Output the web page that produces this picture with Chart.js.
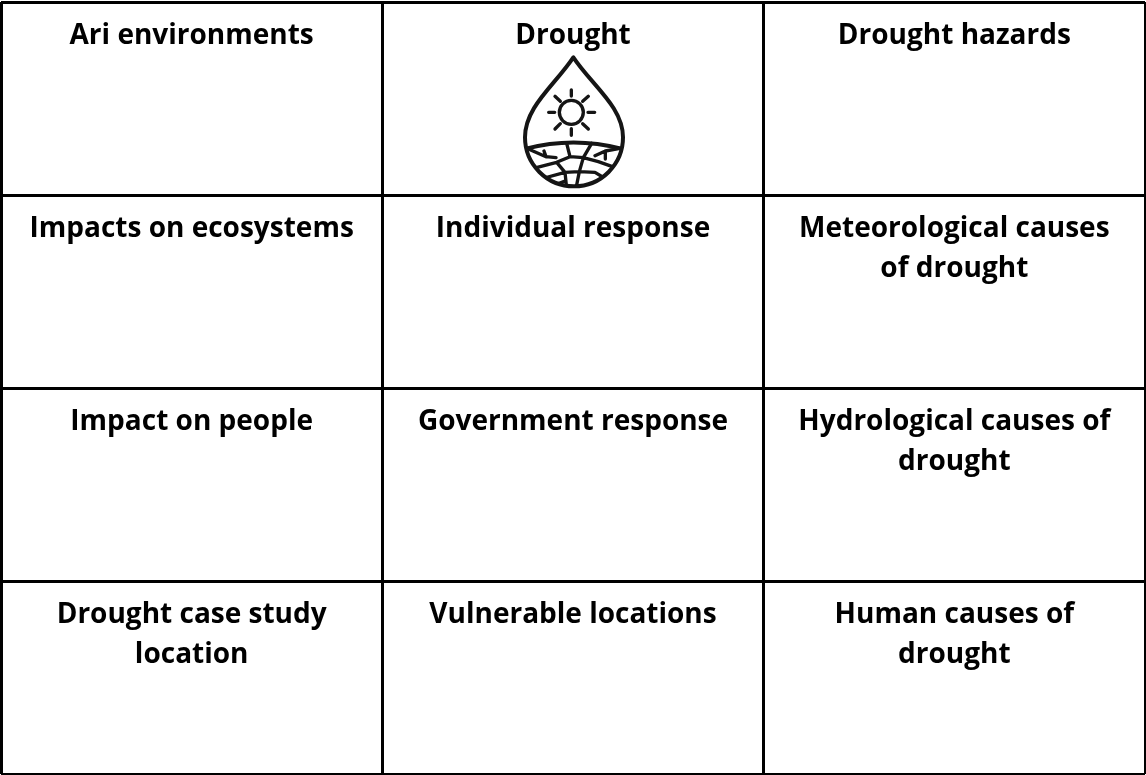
<!DOCTYPE html>
<html>
<head>
<meta charset="utf-8">
<title>Drought</title>
<script src="https://cdn.jsdelivr.net/npm/chart.js@4/dist/chart.umd.min.js"></script>
<style>
html, body { margin: 0; padding: 0; background: #fff; }
#wrap { width: 1146px; height: 775px; }
</style>
</head>
<body>
<div id="wrap"><canvas id="myChart" width="1146" height="775"></canvas></div>
<script>
'use strict';

let columns = [0, 1, 2];
let rows = [0, 1, 2, 3];
let cellLabels = [
    [['Ari environments'], ['Drought'], ['Drought hazards']],
    [['Impacts on ecosystems'], ['Individual response'], ['Meteorological causes', 'of drought']],
    [['Impact on people'], ['Government response'], ['Hydrological causes of', 'drought']],
    [['Drought case study', 'location'], ['Vulnerable locations'], ['Human causes of', 'drought']]
];

// icon under the "Drought" title, in a 3x space starting at the icon corner
function drawIcon(ctx, left, top) {
    let drop = new Path2D('M220 -8 C165 75 75 140 75 232 A147 147 0 0 0 369 232 C369 140 275 75 220 -8 Z');
    ctx.save();
    ctx.translate(left, top);
    ctx.scale(1 / 3, 1 / 3);
    ctx.strokeStyle = '#151515';
    ctx.lineCap = 'round';
    ctx.lineJoin = 'round';
    ctx.lineWidth = 10;
    ctx.stroke(new Path2D('M250 157 A36 36 0 1 1 178 157 A36 36 0 1 1 250 157 Z'));
    ctx.stroke(new Path2D('M214 90V108 M214 206V226 M146 157H164 M264 157H284 M165 109L181 124 M265 109L248 124 M165 207L181 191 M265 207L248 191'));
    // ground and its cracks stay inside the drop
    ctx.save();
    ctx.clip(drop);
    ctx.lineWidth = 12;
    ctx.stroke(new Path2D('M78 266 Q220 229 364 266'));
    ctx.translate(60, 225);
    ctx.lineWidth = 10;
    ctx.stroke(new Path2D('M140 25L150 65L190 68L215 25 M150 65L110 82L40 100 M110 82L135 112L62 132 M190 68L178 110L168 160 M135 112L178 110 M135 112L140 160 M190 68L235 80L292 100 M178 110L225 112L258 132 M100 152L135 138 M20 40L78 65L108 68 M78 65L72 48 M225 62L256 48L256 72 M256 48L300 40'));
    ctx.restore();
    ctx.lineWidth = 12;
    ctx.stroke(drop);
    ctx.restore();
}

let tablePlugin = {
    id: 'tableText',
    afterDraw(chart) {
        let ctx = chart.ctx;
        let xs = chart.scales.x;
        let ys = chart.scales.y;
        ctx.save();
        ctx.fillStyle = '#000';
        ctx.font = 'bold 28px "Open Sans"';
        ctx.textAlign = 'center';
        ctx.textBaseline = 'alphabetic';
        rows.forEach(function (r) {
            columns.forEach(function (c) {
                let lines = cellLabels[r][c];
                let cx = xs.getPixelForValue(c + 0.5);
                let topY = ys.getPixelForValue(r);
                lines.forEach(function (line, i) {
                    ctx.fillText(line, cx, topY + 42 + i * 40);
                });
            });
        });
        ctx.restore();
        drawIcon(ctx, 500, 60);
    }
};

let ctx = document.getElementById('myChart').getContext('2d');
let myChart = new Chart(ctx, {
    type: 'scatter',
    data: { datasets: [{ data: [], showLine: false }] },
    plugins: [tablePlugin],
    options: {
        responsive: false,
        animation: false,
        layout: { padding: { left: 1, right: 1, top: 2, bottom: 1 } },
        plugins: { legend: { display: false }, tooltip: { enabled: false }, title: { display: false } },
        scales: {
            x: {
                type: 'linear',
                min: 0,
                max: columns.length,
                ticks: { display: false, stepSize: 1 },
                border: { display: false },
                grid: { color: '#000', lineWidth: 3, drawTicks: false }
            },
            y: {
                type: 'linear',
                reverse: true,
                min: 0,
                max: rows.length,
                ticks: { display: false, stepSize: 1 },
                border: { display: false },
                grid: { color: '#000', lineWidth: 3, drawTicks: false }
            }
        }
    }
});
</script>
</body>
</html>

Task objective:
Working from the lines above, reproduce the material exactly and exclude its pictures.

Reply:
Output the web page that produces this picture with Chart.js.
<!DOCTYPE html>
<html>
<head>
<meta charset="utf-8">
<title>Drought</title>
<script src="https://cdn.jsdelivr.net/npm/chart.js@4/dist/chart.umd.min.js"></script>
<style>
html, body { margin: 0; padding: 0; background: #fff; }
#wrap { width: 1146px; height: 775px; }
</style>
</head>
<body>
<div id="wrap"><canvas id="myChart" width="1146" height="775"></canvas></div>
<script>
'use strict';

let columns = [0, 1, 2];
let rows = [0, 1, 2, 3];
let cellLabels = [
    [['Ari environments'], ['Drought'], ['Drought hazards']],
    [['Impacts on ecosystems'], ['Individual response'], ['Meteorological causes', 'of drought']],
    [['Impact on people'], ['Government response'], ['Hydrological causes of', 'drought']],
    [['Drought case study', 'location'], ['Vulnerable locations'], ['Human causes of', 'drought']]
];

// icon under the "Drought" title, in a 3x space starting at the icon corner
function drawIcon(ctx, left, top) {
    let drop = new Path2D('M220 -8 C165 75 75 140 75 232 A147 147 0 0 0 369 232 C369 140 275 75 220 -8 Z');
    ctx.save();
    ctx.translate(left, top);
    ctx.scale(1 / 3, 1 / 3);
    ctx.strokeStyle = '#151515';
    ctx.lineCap = 'round';
    ctx.lineJoin = 'round';
    ctx.lineWidth = 10;
    ctx.stroke(new Path2D('M250 157 A36 36 0 1 1 178 157 A36 36 0 1 1 250 157 Z'));
    ctx.stroke(new Path2D('M214 90V108 M214 206V226 M146 157H164 M264 157H284 M165 109L181 124 M265 109L248 124 M165 207L181 191 M265 207L248 191'));
    // ground and its cracks stay inside the drop
    ctx.save();
    ctx.clip(drop);
    ctx.lineWidth = 12;
    ctx.stroke(new Path2D('M78 266 Q220 229 364 266'));
    ctx.translate(60, 225);
    ctx.lineWidth = 10;
    ctx.stroke(new Path2D('M140 25L150 65L190 68L215 25 M150 65L110 82L40 100 M110 82L135 112L62 132 M190 68L178 110L168 160 M135 112L178 110 M135 112L140 160 M190 68L235 80L292 100 M178 110L225 112L258 132 M100 152L135 138 M20 40L78 65L108 68 M78 65L72 48 M225 62L256 48L256 72 M256 48L300 40'));
    ctx.restore();
    ctx.lineWidth = 12;
    ctx.stroke(drop);
    ctx.restore();
}

let tablePlugin = {
    id: 'tableText',
    afterDraw(chart) {
        let ctx = chart.ctx;
        let xs = chart.scales.x;
        let ys = chart.scales.y;
        ctx.save();
        ctx.fillStyle = '#000';
        ctx.font = 'bold 28px "Open Sans"';
        ctx.textAlign = 'center';
        ctx.textBaseline = 'alphabetic';
        rows.forEach(function (r) {
            columns.forEach(function (c) {
                let lines = cellLabels[r][c];
                let cx = xs.getPixelForValue(c + 0.5);
                let topY = ys.getPixelForValue(r);
                lines.forEach(function (line, i) {
                    ctx.fillText(line, cx, topY + 42 + i * 40);
                });
            });
        });
        ctx.restore();
        drawIcon(ctx, 500, 60);
    }
};

let ctx = document.getElementById('myChart').getContext('2d');
let myChart = new Chart(ctx, {
    type: 'scatter',
    data: { datasets: [{ data: [], showLine: false }] },
    plugins: [tablePlugin],
    options: {
        responsive: false,
        animation: false,
        layout: { padding: { left: 1, right: 1, top: 2, bottom: 1 } },
        plugins: { legend: { display: false }, tooltip: { enabled: false }, title: { display: false } },
        scales: {
            x: {
                type: 'linear',
                min: 0,
                max: columns.length,
                ticks: { display: false, stepSize: 1 },
                border: { display: false },
                grid: { color: '#000', lineWidth: 3, drawTicks: false }
            },
            y: {
                type: 'linear',
                reverse: true,
                min: 0,
                max: rows.length,
                ticks: { display: false, stepSize: 1 },
                border: { display: false },
                grid: { color: '#000', lineWidth: 3, drawTicks: false }
            }
        }
    }
});
</script>
</body>
</html>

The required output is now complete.